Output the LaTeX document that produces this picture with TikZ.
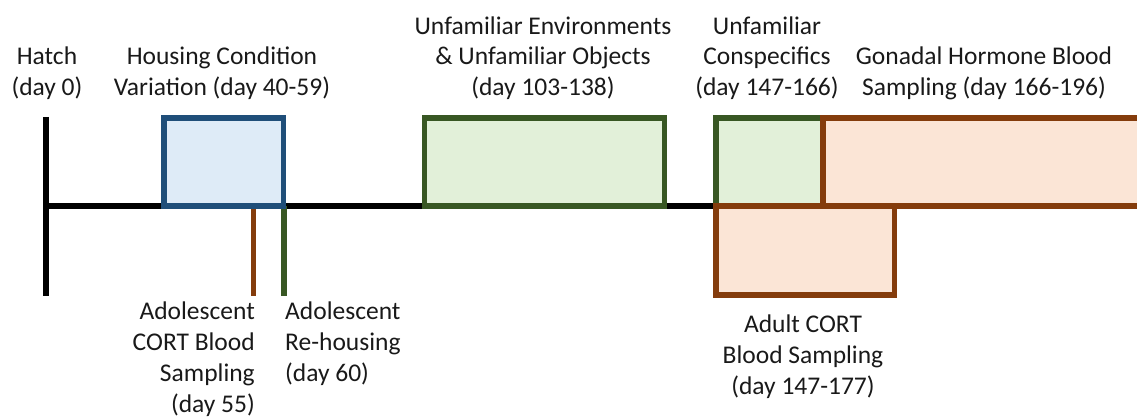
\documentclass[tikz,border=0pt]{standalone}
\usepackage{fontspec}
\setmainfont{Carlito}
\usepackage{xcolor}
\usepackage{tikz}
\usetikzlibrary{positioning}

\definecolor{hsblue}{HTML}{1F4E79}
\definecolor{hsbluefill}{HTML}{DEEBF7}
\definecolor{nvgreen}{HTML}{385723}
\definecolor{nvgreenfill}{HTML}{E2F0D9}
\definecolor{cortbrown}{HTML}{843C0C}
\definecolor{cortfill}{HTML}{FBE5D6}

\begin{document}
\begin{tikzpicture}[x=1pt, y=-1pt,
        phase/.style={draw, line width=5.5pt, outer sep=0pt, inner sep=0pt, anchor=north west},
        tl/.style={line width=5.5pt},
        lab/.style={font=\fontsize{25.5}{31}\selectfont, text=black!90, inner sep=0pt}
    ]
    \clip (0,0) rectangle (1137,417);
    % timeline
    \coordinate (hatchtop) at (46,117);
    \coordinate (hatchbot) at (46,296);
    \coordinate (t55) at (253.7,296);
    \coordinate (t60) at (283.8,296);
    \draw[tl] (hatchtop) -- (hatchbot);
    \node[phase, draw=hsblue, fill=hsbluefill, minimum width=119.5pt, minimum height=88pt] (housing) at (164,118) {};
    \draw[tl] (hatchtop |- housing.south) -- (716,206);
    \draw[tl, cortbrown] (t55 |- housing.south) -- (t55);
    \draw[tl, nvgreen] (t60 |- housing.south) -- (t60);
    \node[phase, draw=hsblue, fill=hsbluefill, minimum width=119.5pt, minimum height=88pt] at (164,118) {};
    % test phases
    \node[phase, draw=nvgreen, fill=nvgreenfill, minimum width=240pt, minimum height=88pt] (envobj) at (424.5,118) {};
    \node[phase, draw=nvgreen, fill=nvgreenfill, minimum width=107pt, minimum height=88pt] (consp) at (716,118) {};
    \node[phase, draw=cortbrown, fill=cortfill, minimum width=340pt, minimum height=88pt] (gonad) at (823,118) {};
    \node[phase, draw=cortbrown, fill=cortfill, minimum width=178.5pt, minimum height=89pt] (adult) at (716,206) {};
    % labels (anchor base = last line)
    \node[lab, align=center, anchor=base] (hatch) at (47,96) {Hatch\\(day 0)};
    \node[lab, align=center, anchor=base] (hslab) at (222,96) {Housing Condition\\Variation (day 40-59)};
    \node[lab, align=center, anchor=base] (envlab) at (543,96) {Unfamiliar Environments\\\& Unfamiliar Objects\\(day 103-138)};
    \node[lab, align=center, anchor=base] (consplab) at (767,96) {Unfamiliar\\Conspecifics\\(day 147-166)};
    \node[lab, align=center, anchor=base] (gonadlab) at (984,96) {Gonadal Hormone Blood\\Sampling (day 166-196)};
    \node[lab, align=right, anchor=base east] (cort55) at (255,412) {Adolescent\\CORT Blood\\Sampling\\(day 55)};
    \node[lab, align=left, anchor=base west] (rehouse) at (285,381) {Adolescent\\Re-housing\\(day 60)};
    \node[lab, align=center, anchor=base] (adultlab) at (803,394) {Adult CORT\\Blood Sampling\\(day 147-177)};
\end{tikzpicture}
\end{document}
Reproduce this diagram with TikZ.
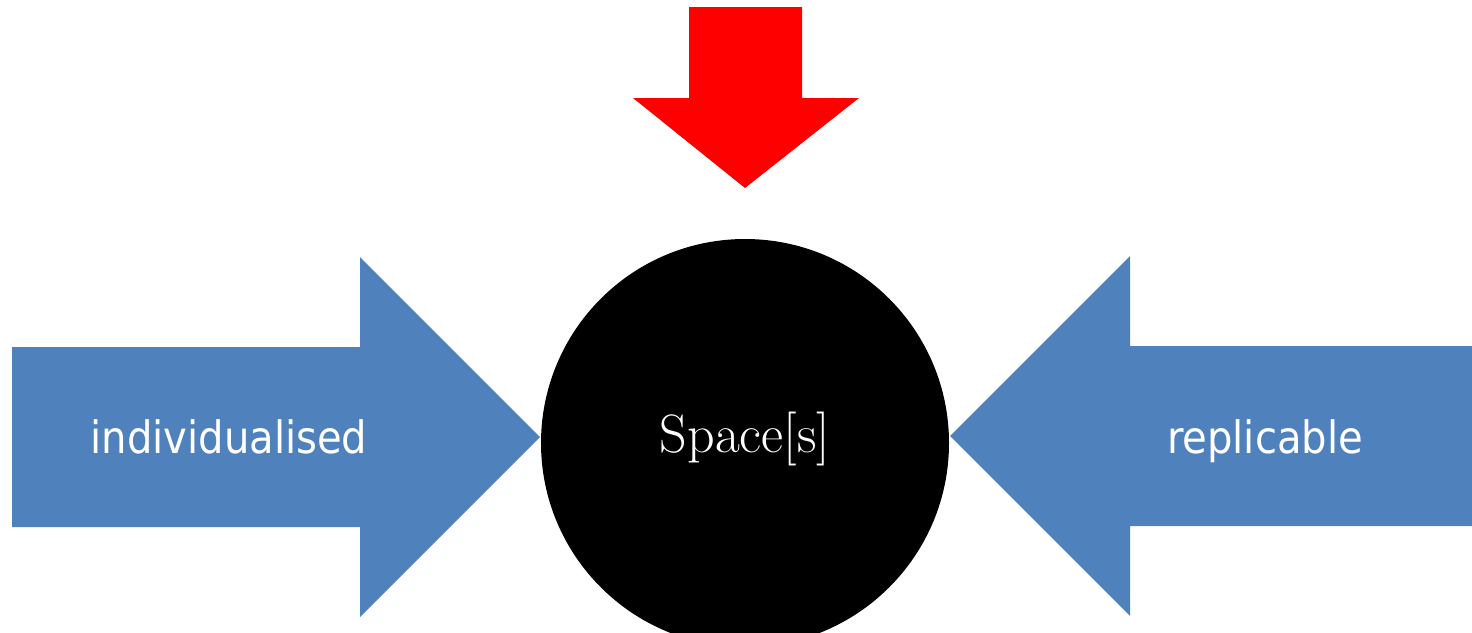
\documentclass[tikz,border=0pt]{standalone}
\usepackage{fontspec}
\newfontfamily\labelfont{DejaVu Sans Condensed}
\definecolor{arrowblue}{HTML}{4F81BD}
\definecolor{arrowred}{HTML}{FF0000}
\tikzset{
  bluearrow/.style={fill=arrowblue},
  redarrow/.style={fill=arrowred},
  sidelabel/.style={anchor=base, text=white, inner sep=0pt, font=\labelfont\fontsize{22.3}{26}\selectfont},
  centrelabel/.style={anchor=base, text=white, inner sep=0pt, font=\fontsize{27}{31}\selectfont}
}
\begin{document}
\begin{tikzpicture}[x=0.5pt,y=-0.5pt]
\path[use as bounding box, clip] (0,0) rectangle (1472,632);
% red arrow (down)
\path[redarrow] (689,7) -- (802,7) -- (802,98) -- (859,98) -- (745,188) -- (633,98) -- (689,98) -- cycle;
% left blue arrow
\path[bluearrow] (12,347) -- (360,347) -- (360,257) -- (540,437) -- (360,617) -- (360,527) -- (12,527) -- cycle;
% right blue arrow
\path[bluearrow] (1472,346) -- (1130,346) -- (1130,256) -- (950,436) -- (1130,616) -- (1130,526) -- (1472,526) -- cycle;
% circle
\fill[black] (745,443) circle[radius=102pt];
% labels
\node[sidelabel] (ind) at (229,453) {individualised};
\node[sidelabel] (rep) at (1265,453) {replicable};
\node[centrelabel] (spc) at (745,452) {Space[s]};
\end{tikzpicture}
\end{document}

◆ ◆ ◆

_BRIEF:_ Write the material out again exactly as it appears, dropping the pictures.

_ANSWER:_
Output the LaTeX document that produces this picture with TikZ.
\documentclass[tikz,border=0pt]{standalone}
\usepackage{fontspec}
\setmainfont{Carlito}
\usepackage{xcolor}
\usepackage{tikz}
\usetikzlibrary{positioning}

\definecolor{hsblue}{HTML}{1F4E79}
\definecolor{hsbluefill}{HTML}{DEEBF7}
\definecolor{nvgreen}{HTML}{385723}
\definecolor{nvgreenfill}{HTML}{E2F0D9}
\definecolor{cortbrown}{HTML}{843C0C}
\definecolor{cortfill}{HTML}{FBE5D6}

\begin{document}
\begin{tikzpicture}[x=1pt, y=-1pt,
        phase/.style={draw, line width=5.5pt, outer sep=0pt, inner sep=0pt, anchor=north west},
        tl/.style={line width=5.5pt},
        lab/.style={font=\fontsize{25.5}{31}\selectfont, text=black!90, inner sep=0pt}
    ]
    \clip (0,0) rectangle (1137,417);
    % timeline
    \coordinate (hatchtop) at (46,117);
    \coordinate (hatchbot) at (46,296);
    \coordinate (t55) at (253.7,296);
    \coordinate (t60) at (283.8,296);
    \draw[tl] (hatchtop) -- (hatchbot);
    \node[phase, draw=hsblue, fill=hsbluefill, minimum width=119.5pt, minimum height=88pt] (housing) at (164,118) {};
    \draw[tl] (hatchtop |- housing.south) -- (716,206);
    \draw[tl, cortbrown] (t55 |- housing.south) -- (t55);
    \draw[tl, nvgreen] (t60 |- housing.south) -- (t60);
    \node[phase, draw=hsblue, fill=hsbluefill, minimum width=119.5pt, minimum height=88pt] at (164,118) {};
    % test phases
    \node[phase, draw=nvgreen, fill=nvgreenfill, minimum width=240pt, minimum height=88pt] (envobj) at (424.5,118) {};
    \node[phase, draw=nvgreen, fill=nvgreenfill, minimum width=107pt, minimum height=88pt] (consp) at (716,118) {};
    \node[phase, draw=cortbrown, fill=cortfill, minimum width=340pt, minimum height=88pt] (gonad) at (823,118) {};
    \node[phase, draw=cortbrown, fill=cortfill, minimum width=178.5pt, minimum height=89pt] (adult) at (716,206) {};
    % labels (anchor base = last line)
    \node[lab, align=center, anchor=base] (hatch) at (47,96) {Hatch\\(day 0)};
    \node[lab, align=center, anchor=base] (hslab) at (222,96) {Housing Condition\\Variation (day 40-59)};
    \node[lab, align=center, anchor=base] (envlab) at (543,96) {Unfamiliar Environments\\\& Unfamiliar Objects\\(day 103-138)};
    \node[lab, align=center, anchor=base] (consplab) at (767,96) {Unfamiliar\\Conspecifics\\(day 147-166)};
    \node[lab, align=center, anchor=base] (gonadlab) at (984,96) {Gonadal Hormone Blood\\Sampling (day 166-196)};
    \node[lab, align=right, anchor=base east] (cort55) at (255,412) {Adolescent\\CORT Blood\\Sampling\\(day 55)};
    \node[lab, align=left, anchor=base west] (rehouse) at (285,381) {Adolescent\\Re-housing\\(day 60)};
    \node[lab, align=center, anchor=base] (adultlab) at (803,394) {Adult CORT\\Blood Sampling\\(day 147-177)};
\end{tikzpicture}
\end{document}
Reproduce this diagram with TikZ.
\documentclass[tikz,border=0pt]{standalone}
\usepackage{fontspec}
\newfontfamily\labelfont{DejaVu Sans Condensed}
\definecolor{arrowblue}{HTML}{4F81BD}
\definecolor{arrowred}{HTML}{FF0000}
\tikzset{
  bluearrow/.style={fill=arrowblue},
  redarrow/.style={fill=arrowred},
  sidelabel/.style={anchor=base, text=white, inner sep=0pt, font=\labelfont\fontsize{22.3}{26}\selectfont},
  centrelabel/.style={anchor=base, text=white, inner sep=0pt, font=\fontsize{27}{31}\selectfont}
}
\begin{document}
\begin{tikzpicture}[x=0.5pt,y=-0.5pt]
\path[use as bounding box, clip] (0,0) rectangle (1472,632);
% red arrow (down)
\path[redarrow] (689,7) -- (802,7) -- (802,98) -- (859,98) -- (745,188) -- (633,98) -- (689,98) -- cycle;
% left blue arrow
\path[bluearrow] (12,347) -- (360,347) -- (360,257) -- (540,437) -- (360,617) -- (360,527) -- (12,527) -- cycle;
% right blue arrow
\path[bluearrow] (1472,346) -- (1130,346) -- (1130,256) -- (950,436) -- (1130,616) -- (1130,526) -- (1472,526) -- cycle;
% circle
\fill[black] (745,443) circle[radius=102pt];
% labels
\node[sidelabel] (ind) at (229,453) {individualised};
\node[sidelabel] (rep) at (1265,453) {replicable};
\node[centrelabel] (spc) at (745,452) {Space[s]};
\end{tikzpicture}
\end{document}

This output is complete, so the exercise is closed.